[963] in linux-security and linux-alert archive
Re: Fwd: [linux-security] security idea
daemon@ATHENA.MIT.EDU (Theodore Y. Ts'o)
Thu Jul 25 17:32:18 1996
Date: Thu, 25 Jul 1996 16:35:01 -0400
From: "Theodore Y. Ts'o" <tytso@MIT.EDU>
To: "Daniel Roedding" <daniel@fiction.pb.owl.de>
Cc: iang@cs.berkeley.edu, linux-security@tarsier.cv.nrao.edu
In-Reply-To: Daniel Roedding's message of Thu, 25 Jul 1996 09:50:45 +0200
(MDT), <m0ujLC1-000007C@sandman.pb.owl.de>
Date: Thu, 25 Jul 1996 09:50:45 +0200 (MDT)
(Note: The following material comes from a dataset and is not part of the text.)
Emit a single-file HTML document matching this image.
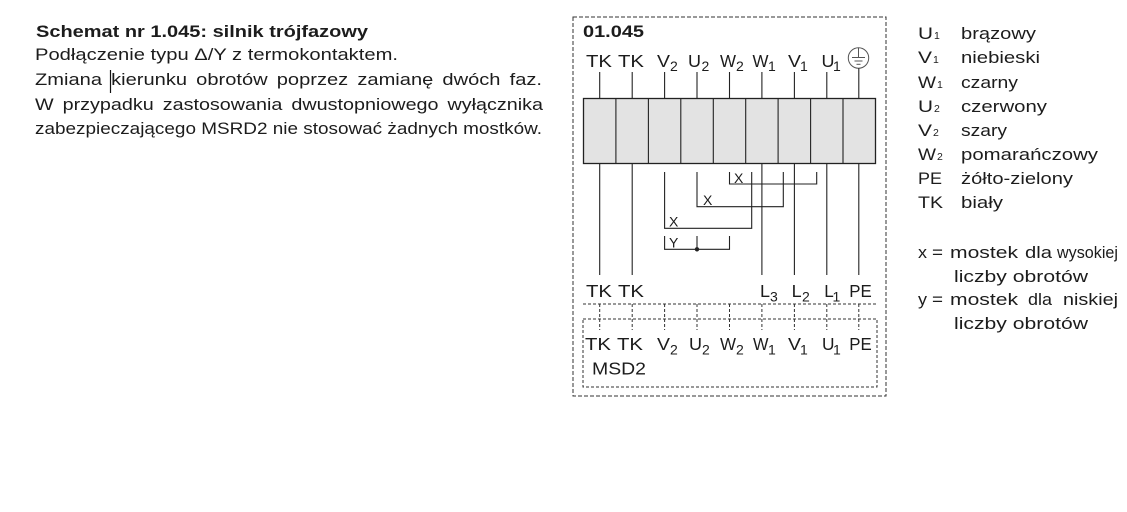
<!DOCTYPE html>
<html>
<head>
<meta charset="utf-8">
<style>
html,body{margin:0;padding:0;background:#fff;}
svg{display:block;}
text{font-family:"Liberation Sans",Arial,sans-serif;fill:#1c1c1c;}
</style>
</head>
<body>
<svg width="1127" height="512" viewBox="0 0 1127 512" xmlns="http://www.w3.org/2000/svg">
<rect x="0" y="0" width="1127" height="512" fill="#fff"/>

<!-- Left description text -->
<g font-size="17">
<text x="36" y="37" font-weight="bold" textLength="332" lengthAdjust="spacingAndGlyphs">Schemat nr 1.045: silnik trójfazowy</text>
<text x="35" y="60" textLength="363" lengthAdjust="spacingAndGlyphs">Podłączenie typu Δ/Y z termokontaktem.</text>
<text x="35" y="85" textLength="507" lengthAdjust="spacingAndGlyphs" word-spacing="3">Zmiana kierunku obrotów poprzez zamianę dwóch faz.</text>
<text x="35" y="110" textLength="508" lengthAdjust="spacingAndGlyphs" word-spacing="3">W przypadku zastosowania dwustopniowego wyłącznika</text>
<text x="35" y="134" textLength="507" lengthAdjust="spacingAndGlyphs">zabezpieczającego MSRD2 nie stosować żadnych mostków.</text>
</g>
<!-- text cursor -->
<line x1="110.5" y1="70" x2="110.5" y2="93" stroke="#111" stroke-width="1.2"/>

<!-- Diagram outer dashed frame -->
<rect x="573" y="17" width="313" height="379" fill="none" stroke="#333" stroke-width="1" stroke-dasharray="4 2"/>

<text x="583" y="37" font-size="17" font-weight="bold" textLength="61" lengthAdjust="spacingAndGlyphs">01.045</text>

<!-- Top labels -->
<g font-size="17.5">
<text x="586" y="67" textLength="26" lengthAdjust="spacingAndGlyphs">TK</text>
<text x="618" y="67" textLength="26" lengthAdjust="spacingAndGlyphs">TK</text>
<text x="657" y="67" textLength="13" lengthAdjust="spacingAndGlyphs">V</text>
<text x="670" y="71" font-size="14">2</text>
<text x="688" y="67" textLength="13" lengthAdjust="spacingAndGlyphs">U</text>
<text x="701.5" y="71" font-size="14">2</text>
<text x="720" y="67" textLength="16" lengthAdjust="spacingAndGlyphs">W</text>
<text x="736" y="71" font-size="14">2</text>
<text x="752.5" y="67" textLength="16" lengthAdjust="spacingAndGlyphs">W</text>
<text x="768" y="71" font-size="14">1</text>
<text x="788" y="67" textLength="13" lengthAdjust="spacingAndGlyphs">V</text>
<text x="800" y="71" font-size="14">1</text>
<text x="821.5" y="67" textLength="13" lengthAdjust="spacingAndGlyphs">U</text>
<text x="833" y="71" font-size="14">1</text>
</g>
<!-- ground symbol -->
<g stroke="#555" stroke-width="1" fill="none">
<circle cx="858.5" cy="58" r="10.2"/>
<line x1="858.5" y1="48" x2="858.5" y2="57.5"/>
<line x1="852" y1="57.5" x2="865" y2="57.5"/>
<line x1="854.5" y1="61" x2="862.5" y2="61"/>
<line x1="856.5" y1="64.3" x2="860.5" y2="64.3"/>
</g>

<!-- lines from labels to block -->
<g stroke="#222" stroke-width="1.1">
<line x1="599.7" y1="72" x2="599.7" y2="98"/>
<line x1="632.2" y1="72" x2="632.2" y2="98"/>
<line x1="664.6" y1="72" x2="664.6" y2="98"/>
<line x1="697" y1="72" x2="697" y2="98"/>
<line x1="729.5" y1="72" x2="729.5" y2="98"/>
<line x1="761.9" y1="72" x2="761.9" y2="98"/>
<line x1="794.4" y1="72" x2="794.4" y2="98"/>
<line x1="826.8" y1="72" x2="826.8" y2="98"/>
<line x1="858.8" y1="68.2" x2="858.8" y2="98"/>
</g>

<!-- terminal block -->
<rect x="583.5" y="98.5" width="292" height="65" fill="#e3e3e3" stroke="#222" stroke-width="1.3"/>
<g stroke="#222" stroke-width="1.1">
<line x1="615.9" y1="98.5" x2="615.9" y2="163.5"/>
<line x1="648.4" y1="98.5" x2="648.4" y2="163.5"/>
<line x1="680.8" y1="98.5" x2="680.8" y2="163.5"/>
<line x1="713.3" y1="98.5" x2="713.3" y2="163.5"/>
<line x1="745.7" y1="98.5" x2="745.7" y2="163.5"/>
<line x1="778.1" y1="98.5" x2="778.1" y2="163.5"/>
<line x1="810.6" y1="98.5" x2="810.6" y2="163.5"/>
<line x1="843" y1="98.5" x2="843" y2="163.5"/>
</g>

<!-- lines below block -->
<g stroke="#222" stroke-width="1.1" fill="none">
<line x1="599.7" y1="163.5" x2="599.7" y2="275"/>
<line x1="632.2" y1="163.5" x2="632.2" y2="275"/>
<line x1="761.9" y1="163.5" x2="761.9" y2="275"/>
<line x1="794.4" y1="163.5" x2="794.4" y2="275"/>
<line x1="826.8" y1="163.5" x2="826.8" y2="275"/>
<line x1="858.8" y1="163.5" x2="858.8" y2="275"/>
<path d="M664.6,172 V228.3 H751.7 V172"/>
<path d="M697,172 V206.7 H783.3 V172"/>
<path d="M729.5,172 V184 H816.7 V172"/>
<path d="M664.6,236 V249.3 H729.5 V236"/>
<path d="M697,236 V249.3"/>
</g>
<circle cx="697" cy="249.3" r="2.2" fill="#222"/>
<g font-size="14">
<text x="734" y="183">X</text>
<text x="703" y="205">X</text>
<text x="669" y="226.5">X</text>
<text x="669" y="247.5">Y</text>
</g>

<!-- bottom label row 1 -->
<g font-size="17.5">
<text x="586" y="297" textLength="26" lengthAdjust="spacingAndGlyphs">TK</text>
<text x="618" y="297" textLength="26" lengthAdjust="spacingAndGlyphs">TK</text>
<text x="760" y="297" textLength="10" lengthAdjust="spacingAndGlyphs">L</text>
<text x="770" y="301.5" font-size="14">3</text>
<text x="791.7" y="297" textLength="10" lengthAdjust="spacingAndGlyphs">L</text>
<text x="802" y="301.5" font-size="14">2</text>
<text x="824.3" y="297" textLength="9.5" lengthAdjust="spacingAndGlyphs">L</text>
<text x="832.5" y="301.5" font-size="14">1</text>
<text x="849.3" y="297" textLength="22.5" lengthAdjust="spacingAndGlyphs">PE</text>
</g>

<!-- dashed connections -->
<g stroke="#333" stroke-width="1" stroke-dasharray="3 2" fill="none">
<line x1="583" y1="304" x2="877" y2="304"/>
<line x1="599.7" y1="304" x2="599.7" y2="330"/>
<line x1="632.2" y1="304" x2="632.2" y2="330"/>
<line x1="664.6" y1="304" x2="664.6" y2="330"/>
<line x1="697" y1="304" x2="697" y2="330"/>
<line x1="729.5" y1="304" x2="729.5" y2="330"/>
<line x1="761.9" y1="304" x2="761.9" y2="330"/>
<line x1="794.4" y1="304" x2="794.4" y2="330"/>
<line x1="826.8" y1="304" x2="826.8" y2="330"/>
<line x1="858.8" y1="304" x2="858.8" y2="330"/>
<rect x="583" y="319" width="294" height="68"/>
</g>

<!-- bottom label row 2 -->
<g font-size="17.5">
<text x="585" y="350" textLength="26" lengthAdjust="spacingAndGlyphs">TK</text>
<text x="617" y="350" textLength="26" lengthAdjust="spacingAndGlyphs">TK</text>
<text x="657" y="350" textLength="13" lengthAdjust="spacingAndGlyphs">V</text>
<text x="670" y="354.5" font-size="14">2</text>
<text x="689" y="350" textLength="13" lengthAdjust="spacingAndGlyphs">U</text>
<text x="702" y="354.5" font-size="14">2</text>
<text x="720" y="350" textLength="16" lengthAdjust="spacingAndGlyphs">W</text>
<text x="736" y="354.5" font-size="14">2</text>
<text x="753" y="350" textLength="15.5" lengthAdjust="spacingAndGlyphs">W</text>
<text x="768" y="354.5" font-size="14">1</text>
<text x="788" y="350" textLength="13" lengthAdjust="spacingAndGlyphs">V</text>
<text x="800" y="354.5" font-size="14">1</text>
<text x="822" y="350" textLength="12.5" lengthAdjust="spacingAndGlyphs">U</text>
<text x="833" y="354.5" font-size="14">1</text>
<text x="849.3" y="350" textLength="22.5" lengthAdjust="spacingAndGlyphs">PE</text>
<text x="592" y="374.5" textLength="54" lengthAdjust="spacingAndGlyphs">MSD2</text>
</g>

<!-- legend -->
<g font-size="16.5">
<text x="918" y="39"><tspan textLength="15" lengthAdjust="spacingAndGlyphs">U</tspan><tspan font-size="10.5" dx="1">1</tspan></text>
<text x="918" y="63"><tspan textLength="14" lengthAdjust="spacingAndGlyphs">V</tspan><tspan font-size="10.5" dx="1">1</tspan></text>
<text x="918" y="88"><tspan textLength="18" lengthAdjust="spacingAndGlyphs">W</tspan><tspan font-size="10.5" dx="1">1</tspan></text>
<text x="918" y="112"><tspan textLength="15" lengthAdjust="spacingAndGlyphs">U</tspan><tspan font-size="10.5" dx="1">2</tspan></text>
<text x="918" y="136"><tspan textLength="14" lengthAdjust="spacingAndGlyphs">V</tspan><tspan font-size="10.5" dx="1">2</tspan></text>
<text x="918" y="160"><tspan textLength="18" lengthAdjust="spacingAndGlyphs">W</tspan><tspan font-size="10.5" dx="1">2</tspan></text>
<text x="918" y="184" textLength="24" lengthAdjust="spacingAndGlyphs">PE</text>
<text x="918" y="208" textLength="25" lengthAdjust="spacingAndGlyphs">TK</text>

<text x="961" y="39" textLength="75" lengthAdjust="spacingAndGlyphs">brązowy</text>
<text x="961" y="63" textLength="79" lengthAdjust="spacingAndGlyphs">niebieski</text>
<text x="961" y="88" textLength="57" lengthAdjust="spacingAndGlyphs">czarny</text>
<text x="961" y="112" textLength="86" lengthAdjust="spacingAndGlyphs">czerwony</text>
<text x="961" y="136" textLength="46" lengthAdjust="spacingAndGlyphs">szary</text>
<text x="961" y="160" textLength="137" lengthAdjust="spacingAndGlyphs">pomarańczowy</text>
<text x="961" y="184" textLength="112" lengthAdjust="spacingAndGlyphs">żółto-zielony</text>
<text x="961" y="208" textLength="42" lengthAdjust="spacingAndGlyphs">biały</text>

<text x="918" y="258" textLength="9" lengthAdjust="spacingAndGlyphs">x</text>
<text x="932" y="258" textLength="11" lengthAdjust="spacingAndGlyphs">=</text>
<text x="950" y="258" textLength="68" lengthAdjust="spacingAndGlyphs">mostek</text>
<text x="1025" y="258" textLength="27" lengthAdjust="spacingAndGlyphs">dla</text>
<text x="1057" y="258" textLength="61" lengthAdjust="spacingAndGlyphs">wysokiej</text>
<text x="954" y="282" textLength="134" lengthAdjust="spacingAndGlyphs">liczby obrotów</text>

<text x="918" y="305" textLength="9" lengthAdjust="spacingAndGlyphs">y</text>
<text x="932" y="305" textLength="11" lengthAdjust="spacingAndGlyphs">=</text>
<text x="950" y="305" textLength="68" lengthAdjust="spacingAndGlyphs">mostek</text>
<text x="1028" y="305" textLength="24" lengthAdjust="spacingAndGlyphs">dla</text>
<text x="1063" y="305" textLength="55" lengthAdjust="spacingAndGlyphs">niskiej</text>
<text x="954" y="329" textLength="134" lengthAdjust="spacingAndGlyphs">liczby obrotów</text>
</g>
</svg>
</body>
</html>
From: "Daniel Roedding" <daniel@fiction.pb.owl.de>
I'm not quite sure if all Linux versions handle this properly, but
certainly many "commercial" Unix boxes won't, because they first
check the "world" access rights and then "add" group specific ones.
So you can use group specific access rights only to give members
of a certain group *more* rights than the rest of the world, but
not to *exclude* them.
Err no. I'm pretty certain POSIX specifies how permission bits work,
and that group bits can be used to exclude rights.
If you think you can find a Unix or Unix-clone implementation which does
things the way you've described, let us know. But I'm pretty sure POSIX
requires a very specific permissions bits algorithm.